To help us, we’ll use a handy little function called replicate that (as you’d expect) replicates its argument. You specify how many times it should do this.
-- ... where padWithZeroes string = replicate (4 - length string) '0' ++ string
In order to convert a character to its hex value, we first need to get a numeric value of the Char. Hoogle can help us if we search for the type signature of such a function (that is, Char -> Int). The result that suits our needs is ord, in Data.Char (it gives the ordinal value of a character). We then need to turn our numeric value into a hex string. The Numeric module provides such a function: showHex. If we import the Numeric and Data.Char modules at the top of our file, we can finish up our toHex function snappily:
-- ... toHex char = showHex (ord char) ""
(showHex actually takes another argument after the input number–a String. This has uses, but we won’t bother with it here, so we just feed it an empty string.)
Though our function is pretty good, Unicode values actually go up higher than the JSON “\uxxxx” syntax allows. The standard describes how to express characters that have values higher than four digits. RWH has already implemented this; look for the astral function in chapter 5. Feel free to incorporate it if you want!
Now to pretty printing!
Now that we have our string rendering, we’re ready to get on to flexible output formatting. We’ll start with a type signature:
printWithWidth :: Int -> FormattedText -> String
The Int parameter will represent the maximum width of a line. Remember our soft line breaks? If one of those occurs in our text, we can use this width information to determine whether or not to begin a new line.
Our implementation will use the different constructors we defined for FormattedText to our advantage: we’ll use them as instructions about how to print.
printWithWidth width formattedText = processText 0 [formattedText] where processText column (textChunk : remainingText) = case textChunk of Text string -> string ++ processText (column + length string) remainingText Linebreak -> '\n' : processText 0 remainingText FormattedDocument part1 part2 -> processText column (part1 : part2 : remainingText) WithOptionalBreaks noBr withBr -> nicestFit column (processText column (noBr : remainingText)) (processText column (withBr : remainingText)) processText _ _ = ""
A line-by-line explanation might help.
Right away, we pass column number 0 and a list containing what our function was passed to a helper function. Then we define said helper function, and have it match against every possible sort of FormattedText. The column variable will track our current position in a line. So when processText gets a string of Text, it increments the column variable by the length of the string and emits the string. When it gets a Linebreak, it emits a newline character, and resets the column count because we’re now on a fresh line. In both cases, we recursively continue processing the [formattedText] list.
But that list only has one element, right?
Well yes, at the start. But if we pass in a FormattedDocument (which as you remember, contains other FormattedTexts), we grow our remainingText list by prepending both halves of the document “tree.” This action in and of itself doesn’t move our column position on the line; the recursive call to processText will take care of that later.

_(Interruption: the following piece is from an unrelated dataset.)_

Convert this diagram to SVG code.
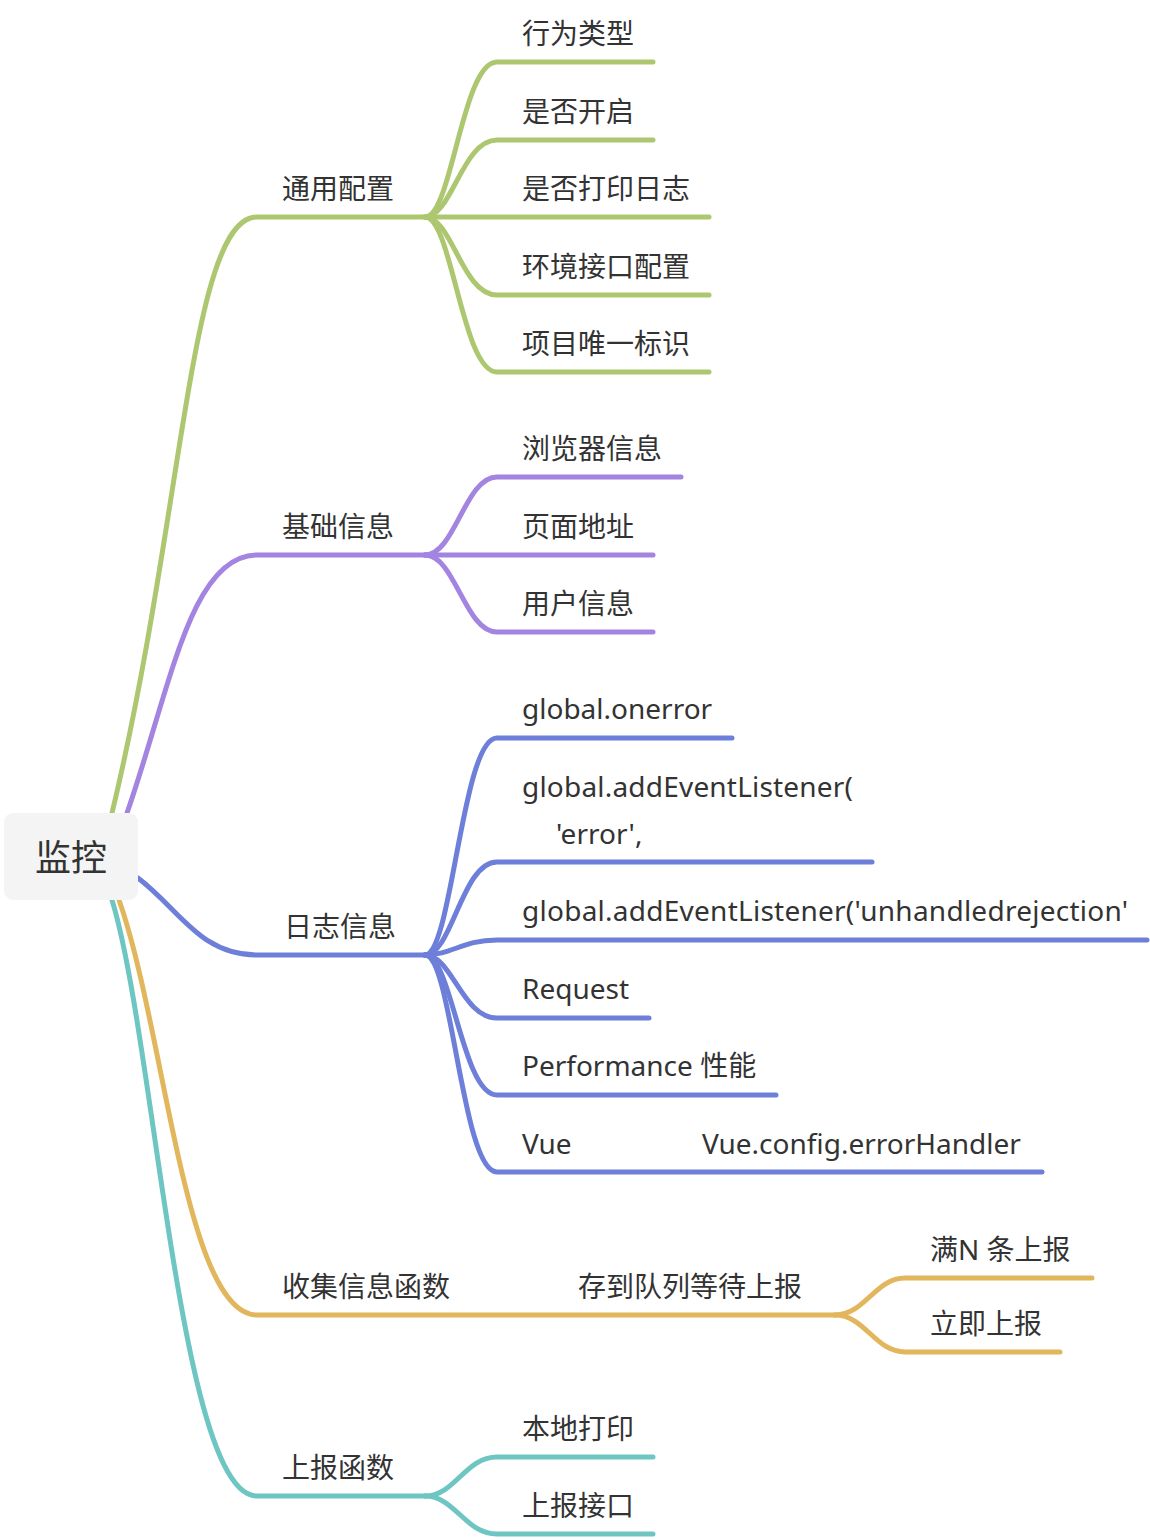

The most interesting piece
Remember we made the WithOptionalBreaks constructor to hold the two versions of a soft line break: the space version, and the newline version. The reason we did this will now become clear. What we’re going to do with our nicestFit function is compare the lengths of those two versions of text based on what column position we’re on in the line. If the “no breaks” version would be too long, we’ll emit the version with line breaks.
-- ... nicestFit column version1 version2 = if version1 `fitsIn` spaceRemaining then version1 else version2 where spaceRemaining = width - (min width column) fitsIn :: String -> Int -> Bool _ `fitsIn` remainingWidth | remainingWidth < 0 = False "" `fitsIn` remainingWidth = True ('\n':_) `fitsIn` remainingWidth = True (char : chars) `fitsIn` remainingWidth = chars `fitsIn` (remainingWidth - 1)
Hopefully those two functions are pretty straightforward. Hitting our WithOptionalBreaks constructor causes our nicestFit function to test both the versions it contains by seeing if there’s enough space for the “no breaks” version. It does this by testing one character at a time vs. the remaining width on the line. If we get to the end of the string (“”) or a newline, it fits. Otherwise we return False, which means we’ll emit the version with line breaks.
Though once you are used to it, you’ll be able to instantly figure out what recursive functions like the ones above do, you might becoming from an imperative language background, where recursion is uncommon at best. There’s nothing to be scared of, but I do recommend sitting down and working through all the steps in evaluating a recursive procedure every now and then. It might be helpful to sit down with GHCi and maybe even a pencil and work through a step-by-step evaluation of a call to printWithWidth.